Sa mère regarde à la télé les émissions d’un évangéliste star des pays arabes, Amr Taleb, qui sélectionne des candidats à problèmes pour les sauver. La mère attire son attention sur le cas d’Abdelinho. Businessman avisé et cupide, le prédicateur y voit l’occasion de discréditer les télénovelas où évolue Maria. Le jour de l’émission, Abdelinho le ridiculise en direct. Amr Taleb s’emploie alors à occuper la ville avec ses acolytes pour imposer ses idées rigoristes. Il soudoie les proches d’Abdelinho tandis que ce dernier communique désormais avec Maria à travers l’écran de télé. Elle se bat contre le promoteur agressif. Leurs victoires pourraient sceller une union au-delà des frontières.
« C’est l’histoire d’un jeune Marocain qui vit à Azemmour, et sa passion c’est le Brésil. Il est fou amoureux de ce pays, le Brésil, il porte des habits brésiliens, il danse la samba avec les gens de son quartier« , résume Hicham Ayouch en livrant une comédie où les caractères sont typés. Les décors qu’il a conçus servent à créer un univers visuel coloré et fluo où s’agitent les personnages. Abdelinho est un homme rêveur et décidé, Maria est une star de télé, belle et engagée pour le peuple.

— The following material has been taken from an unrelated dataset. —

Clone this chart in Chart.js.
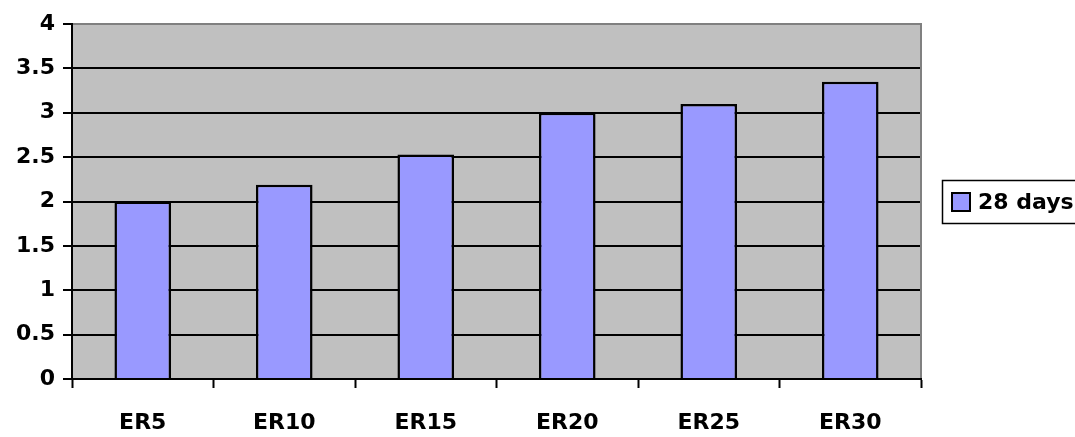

Autour d’eux, le collègue de bureau est obsédé par ses conquêtes et sa virilité, une des employées convoite le Brésilien qui ne la regarde pas tandis que la mère, autoritaire et opportuniste, joue sa partition. En face, l’évangéliste véreux, qui cherche le profit et le pouvoir, incarne les forces négatives. Le propos vise à pointer les manipulations de ceux qui prétendent agir pour la religion. Mais Abdelinho tient surtout par une galerie de portraits bien interprétés par Abderrahim Tamini, Inês Monteiro, Ali Suliman, Said Bey, Zohr Simani.